[Dataset records]
********************

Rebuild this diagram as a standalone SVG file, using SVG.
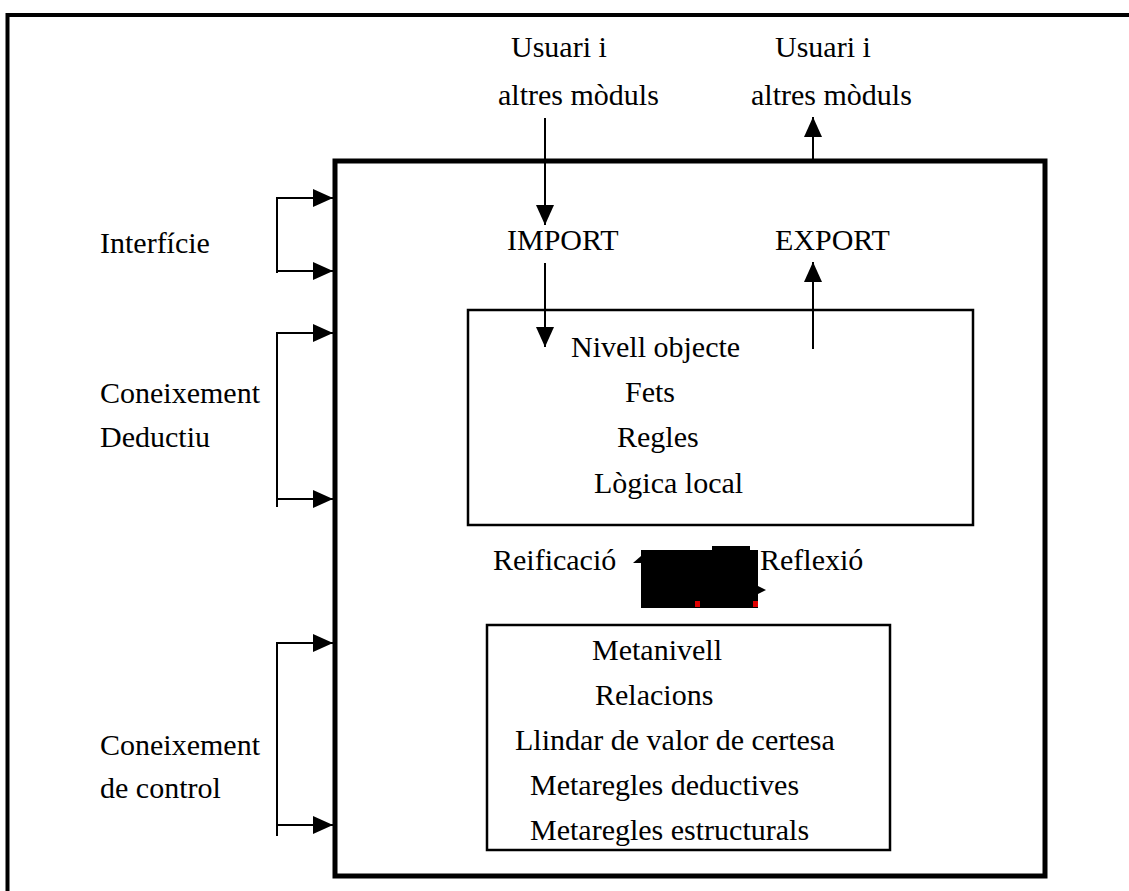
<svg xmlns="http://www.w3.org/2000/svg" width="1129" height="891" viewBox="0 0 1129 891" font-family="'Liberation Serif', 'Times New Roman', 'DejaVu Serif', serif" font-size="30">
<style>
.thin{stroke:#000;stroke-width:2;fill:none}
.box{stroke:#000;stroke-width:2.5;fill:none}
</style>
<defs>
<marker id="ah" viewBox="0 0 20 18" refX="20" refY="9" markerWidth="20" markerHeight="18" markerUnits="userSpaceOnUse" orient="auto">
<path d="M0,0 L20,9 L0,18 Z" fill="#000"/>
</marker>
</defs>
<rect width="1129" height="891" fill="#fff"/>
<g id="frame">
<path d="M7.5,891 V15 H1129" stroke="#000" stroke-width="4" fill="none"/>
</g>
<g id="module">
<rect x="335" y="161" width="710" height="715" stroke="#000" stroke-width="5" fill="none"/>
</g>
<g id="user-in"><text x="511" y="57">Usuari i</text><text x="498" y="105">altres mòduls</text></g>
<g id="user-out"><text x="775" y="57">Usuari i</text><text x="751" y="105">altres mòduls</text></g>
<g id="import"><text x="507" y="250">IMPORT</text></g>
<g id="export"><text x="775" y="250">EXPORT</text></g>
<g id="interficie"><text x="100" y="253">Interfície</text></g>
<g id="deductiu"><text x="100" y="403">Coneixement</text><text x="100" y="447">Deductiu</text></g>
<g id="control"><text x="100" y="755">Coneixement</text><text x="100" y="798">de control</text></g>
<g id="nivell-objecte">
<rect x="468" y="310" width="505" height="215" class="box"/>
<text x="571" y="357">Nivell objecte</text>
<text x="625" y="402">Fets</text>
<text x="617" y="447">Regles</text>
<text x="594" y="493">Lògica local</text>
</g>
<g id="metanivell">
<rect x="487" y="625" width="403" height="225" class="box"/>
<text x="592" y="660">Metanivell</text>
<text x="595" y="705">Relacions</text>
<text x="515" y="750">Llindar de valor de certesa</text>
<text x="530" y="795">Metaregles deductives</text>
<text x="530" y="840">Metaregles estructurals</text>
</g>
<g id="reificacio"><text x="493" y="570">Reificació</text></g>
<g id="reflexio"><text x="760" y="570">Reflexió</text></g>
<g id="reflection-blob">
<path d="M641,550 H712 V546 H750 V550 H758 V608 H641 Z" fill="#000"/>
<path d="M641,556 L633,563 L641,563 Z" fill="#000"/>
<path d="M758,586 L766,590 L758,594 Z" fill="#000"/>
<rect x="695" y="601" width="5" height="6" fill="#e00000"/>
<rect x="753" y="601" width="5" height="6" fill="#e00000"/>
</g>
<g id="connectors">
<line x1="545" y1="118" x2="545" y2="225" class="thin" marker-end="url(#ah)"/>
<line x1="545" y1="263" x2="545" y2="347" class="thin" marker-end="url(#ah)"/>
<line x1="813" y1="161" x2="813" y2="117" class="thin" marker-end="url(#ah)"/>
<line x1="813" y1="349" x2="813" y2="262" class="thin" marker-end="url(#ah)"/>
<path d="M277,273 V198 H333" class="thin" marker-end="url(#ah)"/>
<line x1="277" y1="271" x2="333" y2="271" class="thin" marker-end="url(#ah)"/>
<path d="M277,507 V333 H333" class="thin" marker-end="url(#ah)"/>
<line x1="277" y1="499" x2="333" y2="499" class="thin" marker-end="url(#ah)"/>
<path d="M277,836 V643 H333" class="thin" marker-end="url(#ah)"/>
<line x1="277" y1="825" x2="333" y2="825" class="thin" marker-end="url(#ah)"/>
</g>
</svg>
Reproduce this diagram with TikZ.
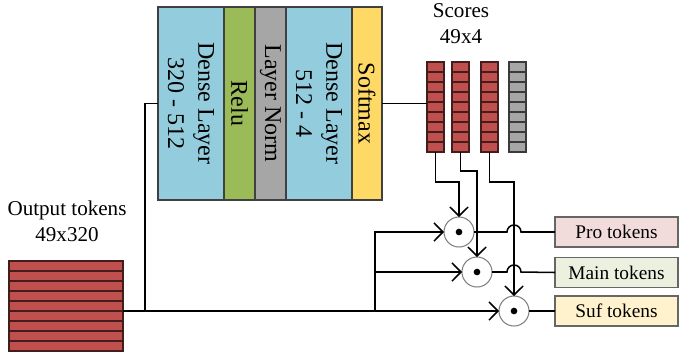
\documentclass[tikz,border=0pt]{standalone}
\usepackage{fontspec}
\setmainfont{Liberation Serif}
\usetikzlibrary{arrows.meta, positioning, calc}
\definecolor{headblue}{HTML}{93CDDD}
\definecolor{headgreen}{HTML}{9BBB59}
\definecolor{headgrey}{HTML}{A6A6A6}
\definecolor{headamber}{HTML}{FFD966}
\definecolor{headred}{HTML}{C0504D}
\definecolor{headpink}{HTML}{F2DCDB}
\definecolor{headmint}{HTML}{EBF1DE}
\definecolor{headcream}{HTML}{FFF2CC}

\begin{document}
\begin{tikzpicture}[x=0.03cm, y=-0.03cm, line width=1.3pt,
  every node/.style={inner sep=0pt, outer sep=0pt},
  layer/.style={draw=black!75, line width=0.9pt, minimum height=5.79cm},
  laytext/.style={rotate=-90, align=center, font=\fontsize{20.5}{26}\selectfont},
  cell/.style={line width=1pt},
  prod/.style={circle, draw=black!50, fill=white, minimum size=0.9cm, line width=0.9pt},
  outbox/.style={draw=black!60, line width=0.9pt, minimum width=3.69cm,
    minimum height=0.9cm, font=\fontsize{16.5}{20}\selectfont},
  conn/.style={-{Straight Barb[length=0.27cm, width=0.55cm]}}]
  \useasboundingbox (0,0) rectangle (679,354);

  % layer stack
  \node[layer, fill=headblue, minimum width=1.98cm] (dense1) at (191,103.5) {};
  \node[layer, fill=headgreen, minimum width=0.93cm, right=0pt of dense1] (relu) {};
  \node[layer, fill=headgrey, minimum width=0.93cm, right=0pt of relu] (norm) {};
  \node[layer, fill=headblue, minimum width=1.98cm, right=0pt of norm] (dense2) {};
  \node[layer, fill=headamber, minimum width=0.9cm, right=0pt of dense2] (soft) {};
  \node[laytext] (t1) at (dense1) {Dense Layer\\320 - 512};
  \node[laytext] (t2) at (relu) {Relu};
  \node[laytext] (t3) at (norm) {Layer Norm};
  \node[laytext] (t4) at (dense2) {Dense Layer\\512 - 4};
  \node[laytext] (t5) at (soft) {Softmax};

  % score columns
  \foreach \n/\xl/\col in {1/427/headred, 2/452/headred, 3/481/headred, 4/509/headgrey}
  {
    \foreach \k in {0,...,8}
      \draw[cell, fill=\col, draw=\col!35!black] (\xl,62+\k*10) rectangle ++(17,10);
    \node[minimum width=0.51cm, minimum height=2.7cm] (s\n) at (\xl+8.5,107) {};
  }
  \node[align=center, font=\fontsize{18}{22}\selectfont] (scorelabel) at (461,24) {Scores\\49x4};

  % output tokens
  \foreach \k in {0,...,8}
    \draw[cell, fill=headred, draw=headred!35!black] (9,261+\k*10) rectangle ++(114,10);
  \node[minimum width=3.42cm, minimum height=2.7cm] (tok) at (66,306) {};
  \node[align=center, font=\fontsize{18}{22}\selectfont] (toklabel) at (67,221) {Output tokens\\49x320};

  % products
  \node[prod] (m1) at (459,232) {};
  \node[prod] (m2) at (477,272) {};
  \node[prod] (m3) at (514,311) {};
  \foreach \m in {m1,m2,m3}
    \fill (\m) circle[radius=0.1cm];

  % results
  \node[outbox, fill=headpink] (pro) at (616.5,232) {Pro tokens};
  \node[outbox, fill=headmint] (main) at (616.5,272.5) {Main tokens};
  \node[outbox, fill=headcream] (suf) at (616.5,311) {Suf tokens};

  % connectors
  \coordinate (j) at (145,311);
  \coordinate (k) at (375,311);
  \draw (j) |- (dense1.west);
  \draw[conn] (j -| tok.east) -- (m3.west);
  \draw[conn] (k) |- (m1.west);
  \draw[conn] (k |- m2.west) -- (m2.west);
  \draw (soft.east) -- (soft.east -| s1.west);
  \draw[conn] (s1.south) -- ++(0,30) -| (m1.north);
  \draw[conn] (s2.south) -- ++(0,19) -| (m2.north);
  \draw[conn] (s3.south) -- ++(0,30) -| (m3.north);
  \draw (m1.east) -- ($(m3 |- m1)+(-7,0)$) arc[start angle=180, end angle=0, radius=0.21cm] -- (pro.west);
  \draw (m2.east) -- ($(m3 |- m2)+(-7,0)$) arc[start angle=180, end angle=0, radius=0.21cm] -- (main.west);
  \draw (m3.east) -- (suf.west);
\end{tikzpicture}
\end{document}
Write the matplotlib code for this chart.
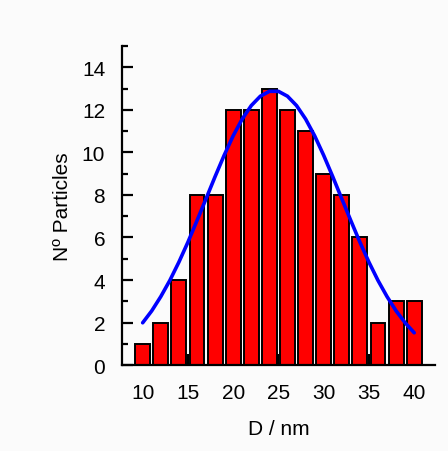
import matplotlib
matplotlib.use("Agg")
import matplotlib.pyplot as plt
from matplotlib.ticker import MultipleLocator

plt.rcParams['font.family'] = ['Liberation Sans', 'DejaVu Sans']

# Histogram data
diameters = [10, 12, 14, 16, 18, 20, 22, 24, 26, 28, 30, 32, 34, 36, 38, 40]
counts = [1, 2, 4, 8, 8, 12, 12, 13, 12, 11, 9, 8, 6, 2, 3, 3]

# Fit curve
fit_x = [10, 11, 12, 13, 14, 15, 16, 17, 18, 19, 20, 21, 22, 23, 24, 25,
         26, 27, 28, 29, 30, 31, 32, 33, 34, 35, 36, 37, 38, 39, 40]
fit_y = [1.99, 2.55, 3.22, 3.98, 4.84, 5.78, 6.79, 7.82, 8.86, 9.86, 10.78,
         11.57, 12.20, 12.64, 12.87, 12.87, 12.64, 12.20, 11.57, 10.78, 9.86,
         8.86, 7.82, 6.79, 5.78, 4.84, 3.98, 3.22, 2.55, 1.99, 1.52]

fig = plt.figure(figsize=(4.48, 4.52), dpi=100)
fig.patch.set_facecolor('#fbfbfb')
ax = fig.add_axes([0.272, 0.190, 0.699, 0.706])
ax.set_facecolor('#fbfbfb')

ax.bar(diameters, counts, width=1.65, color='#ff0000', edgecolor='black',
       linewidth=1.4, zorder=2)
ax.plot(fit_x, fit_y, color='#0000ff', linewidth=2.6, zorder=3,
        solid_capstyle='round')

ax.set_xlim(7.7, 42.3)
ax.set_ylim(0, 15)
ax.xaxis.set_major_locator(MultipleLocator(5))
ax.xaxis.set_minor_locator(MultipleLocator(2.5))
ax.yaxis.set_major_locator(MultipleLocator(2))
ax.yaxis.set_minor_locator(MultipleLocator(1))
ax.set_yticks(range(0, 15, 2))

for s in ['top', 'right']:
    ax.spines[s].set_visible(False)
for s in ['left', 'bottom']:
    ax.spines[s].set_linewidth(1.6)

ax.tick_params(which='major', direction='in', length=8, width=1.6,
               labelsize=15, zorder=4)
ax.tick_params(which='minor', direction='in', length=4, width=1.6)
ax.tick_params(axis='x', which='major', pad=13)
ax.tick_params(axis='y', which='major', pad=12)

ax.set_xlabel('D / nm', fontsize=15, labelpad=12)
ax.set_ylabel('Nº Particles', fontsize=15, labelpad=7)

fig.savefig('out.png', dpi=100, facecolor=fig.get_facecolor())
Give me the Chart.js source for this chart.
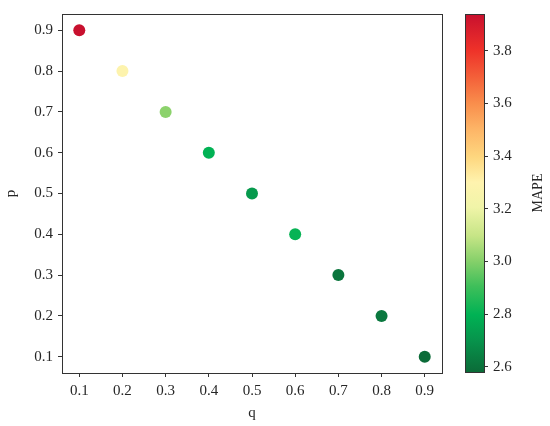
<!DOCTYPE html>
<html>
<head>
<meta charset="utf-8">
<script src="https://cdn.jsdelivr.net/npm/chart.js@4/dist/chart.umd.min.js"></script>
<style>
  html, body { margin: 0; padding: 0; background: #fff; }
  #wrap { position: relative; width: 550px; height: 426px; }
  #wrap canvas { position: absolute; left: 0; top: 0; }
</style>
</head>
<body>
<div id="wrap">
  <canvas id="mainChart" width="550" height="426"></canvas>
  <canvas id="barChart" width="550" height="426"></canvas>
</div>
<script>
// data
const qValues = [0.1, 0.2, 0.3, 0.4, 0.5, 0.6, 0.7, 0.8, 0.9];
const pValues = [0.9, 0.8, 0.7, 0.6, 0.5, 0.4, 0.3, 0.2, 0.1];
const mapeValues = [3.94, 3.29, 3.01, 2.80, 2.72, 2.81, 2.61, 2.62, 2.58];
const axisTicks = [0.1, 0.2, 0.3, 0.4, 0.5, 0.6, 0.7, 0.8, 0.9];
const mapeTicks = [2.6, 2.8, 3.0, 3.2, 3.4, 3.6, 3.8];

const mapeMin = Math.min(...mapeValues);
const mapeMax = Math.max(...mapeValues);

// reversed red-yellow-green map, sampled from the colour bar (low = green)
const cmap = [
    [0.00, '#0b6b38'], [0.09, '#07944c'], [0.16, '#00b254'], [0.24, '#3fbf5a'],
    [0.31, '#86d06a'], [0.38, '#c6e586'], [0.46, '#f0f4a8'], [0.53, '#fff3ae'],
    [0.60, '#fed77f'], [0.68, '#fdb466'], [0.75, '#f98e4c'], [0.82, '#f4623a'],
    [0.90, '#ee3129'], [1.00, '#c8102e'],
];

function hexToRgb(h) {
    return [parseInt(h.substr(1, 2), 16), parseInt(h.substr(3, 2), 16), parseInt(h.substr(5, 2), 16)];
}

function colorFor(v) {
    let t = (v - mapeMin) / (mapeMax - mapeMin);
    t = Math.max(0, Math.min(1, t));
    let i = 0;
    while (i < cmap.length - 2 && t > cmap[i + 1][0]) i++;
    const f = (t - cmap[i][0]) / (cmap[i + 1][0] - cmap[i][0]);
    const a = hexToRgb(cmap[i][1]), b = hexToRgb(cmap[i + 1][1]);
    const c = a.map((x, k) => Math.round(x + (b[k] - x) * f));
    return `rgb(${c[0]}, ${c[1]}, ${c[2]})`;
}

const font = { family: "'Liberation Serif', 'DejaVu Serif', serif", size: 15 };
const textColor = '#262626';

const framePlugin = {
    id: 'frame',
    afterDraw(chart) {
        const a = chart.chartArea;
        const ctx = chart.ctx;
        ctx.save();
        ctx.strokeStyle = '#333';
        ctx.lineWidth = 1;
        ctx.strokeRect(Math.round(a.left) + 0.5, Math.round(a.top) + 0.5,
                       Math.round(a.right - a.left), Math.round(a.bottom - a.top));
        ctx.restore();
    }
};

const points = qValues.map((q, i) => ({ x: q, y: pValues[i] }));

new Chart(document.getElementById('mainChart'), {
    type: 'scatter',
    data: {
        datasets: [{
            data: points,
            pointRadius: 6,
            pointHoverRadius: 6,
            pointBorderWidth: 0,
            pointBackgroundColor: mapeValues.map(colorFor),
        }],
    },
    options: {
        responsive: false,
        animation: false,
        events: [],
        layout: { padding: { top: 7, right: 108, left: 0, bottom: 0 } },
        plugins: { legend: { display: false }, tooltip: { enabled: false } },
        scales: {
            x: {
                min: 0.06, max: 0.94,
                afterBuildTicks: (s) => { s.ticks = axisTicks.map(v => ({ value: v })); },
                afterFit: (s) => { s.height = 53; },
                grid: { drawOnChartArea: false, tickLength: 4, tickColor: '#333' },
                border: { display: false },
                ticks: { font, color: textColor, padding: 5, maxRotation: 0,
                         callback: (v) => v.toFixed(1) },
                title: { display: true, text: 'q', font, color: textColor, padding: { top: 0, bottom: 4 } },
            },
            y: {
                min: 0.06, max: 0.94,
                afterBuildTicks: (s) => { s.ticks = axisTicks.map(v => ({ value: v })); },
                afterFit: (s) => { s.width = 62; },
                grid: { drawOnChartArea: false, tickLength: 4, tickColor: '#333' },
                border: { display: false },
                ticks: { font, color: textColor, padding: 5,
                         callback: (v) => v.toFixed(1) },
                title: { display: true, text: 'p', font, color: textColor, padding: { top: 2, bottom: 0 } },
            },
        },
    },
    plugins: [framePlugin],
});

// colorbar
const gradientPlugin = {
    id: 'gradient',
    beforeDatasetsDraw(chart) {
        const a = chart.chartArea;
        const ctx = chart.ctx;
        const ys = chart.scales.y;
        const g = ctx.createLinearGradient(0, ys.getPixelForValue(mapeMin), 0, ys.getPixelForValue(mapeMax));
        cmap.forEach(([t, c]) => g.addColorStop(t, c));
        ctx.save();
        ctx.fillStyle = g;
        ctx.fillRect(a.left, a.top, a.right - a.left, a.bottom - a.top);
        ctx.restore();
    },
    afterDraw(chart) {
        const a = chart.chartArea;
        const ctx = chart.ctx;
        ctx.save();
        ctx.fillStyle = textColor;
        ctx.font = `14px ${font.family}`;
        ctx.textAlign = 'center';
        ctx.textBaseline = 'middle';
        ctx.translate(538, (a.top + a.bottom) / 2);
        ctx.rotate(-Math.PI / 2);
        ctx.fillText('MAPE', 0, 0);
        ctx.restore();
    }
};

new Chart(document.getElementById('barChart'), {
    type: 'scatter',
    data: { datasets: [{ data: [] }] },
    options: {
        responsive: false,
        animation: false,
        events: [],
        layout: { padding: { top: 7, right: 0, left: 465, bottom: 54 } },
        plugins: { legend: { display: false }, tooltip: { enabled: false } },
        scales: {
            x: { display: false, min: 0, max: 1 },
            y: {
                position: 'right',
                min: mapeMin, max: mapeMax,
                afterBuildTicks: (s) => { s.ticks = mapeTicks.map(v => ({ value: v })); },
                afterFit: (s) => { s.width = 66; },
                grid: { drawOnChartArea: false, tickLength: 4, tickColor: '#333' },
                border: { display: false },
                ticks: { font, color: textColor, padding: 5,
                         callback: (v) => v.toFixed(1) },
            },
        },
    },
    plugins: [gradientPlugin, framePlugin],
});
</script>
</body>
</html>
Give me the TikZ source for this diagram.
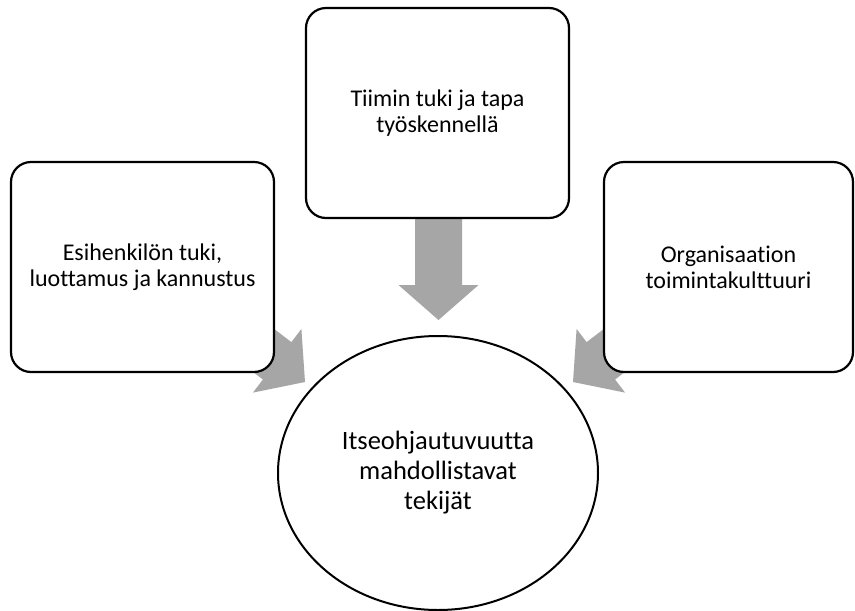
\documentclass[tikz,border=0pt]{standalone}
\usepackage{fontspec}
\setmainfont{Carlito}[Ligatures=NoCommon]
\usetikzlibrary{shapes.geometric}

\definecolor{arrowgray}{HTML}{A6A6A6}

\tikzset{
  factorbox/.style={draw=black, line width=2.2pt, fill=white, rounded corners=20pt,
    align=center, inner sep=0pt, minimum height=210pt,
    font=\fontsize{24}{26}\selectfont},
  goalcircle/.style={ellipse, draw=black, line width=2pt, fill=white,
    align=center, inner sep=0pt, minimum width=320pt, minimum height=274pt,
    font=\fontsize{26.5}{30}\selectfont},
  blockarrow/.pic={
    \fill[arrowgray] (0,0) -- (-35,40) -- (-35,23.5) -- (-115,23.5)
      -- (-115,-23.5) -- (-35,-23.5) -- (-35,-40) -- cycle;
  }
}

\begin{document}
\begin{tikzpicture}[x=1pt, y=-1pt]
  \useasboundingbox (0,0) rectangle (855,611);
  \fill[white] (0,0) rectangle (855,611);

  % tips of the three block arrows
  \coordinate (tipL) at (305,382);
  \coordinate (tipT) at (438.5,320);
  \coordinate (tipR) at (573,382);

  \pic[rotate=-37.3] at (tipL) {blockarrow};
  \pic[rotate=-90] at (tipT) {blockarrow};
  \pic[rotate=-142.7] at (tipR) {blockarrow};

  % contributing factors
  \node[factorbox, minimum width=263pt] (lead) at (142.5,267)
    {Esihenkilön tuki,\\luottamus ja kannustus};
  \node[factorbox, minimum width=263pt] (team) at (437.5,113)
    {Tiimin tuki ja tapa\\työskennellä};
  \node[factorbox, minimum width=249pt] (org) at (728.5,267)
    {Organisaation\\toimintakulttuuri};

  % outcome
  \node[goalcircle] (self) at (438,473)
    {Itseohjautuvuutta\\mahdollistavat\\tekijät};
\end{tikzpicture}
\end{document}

********************

● **STATED EXERCISE**:
Copy all lines in the listing above where the string "diagram" appears.

● **REPLY**:
Rebuild this diagram as a standalone SVG file, using SVG.
Reproduce this diagram with TikZ.
Give me the TikZ source for this diagram.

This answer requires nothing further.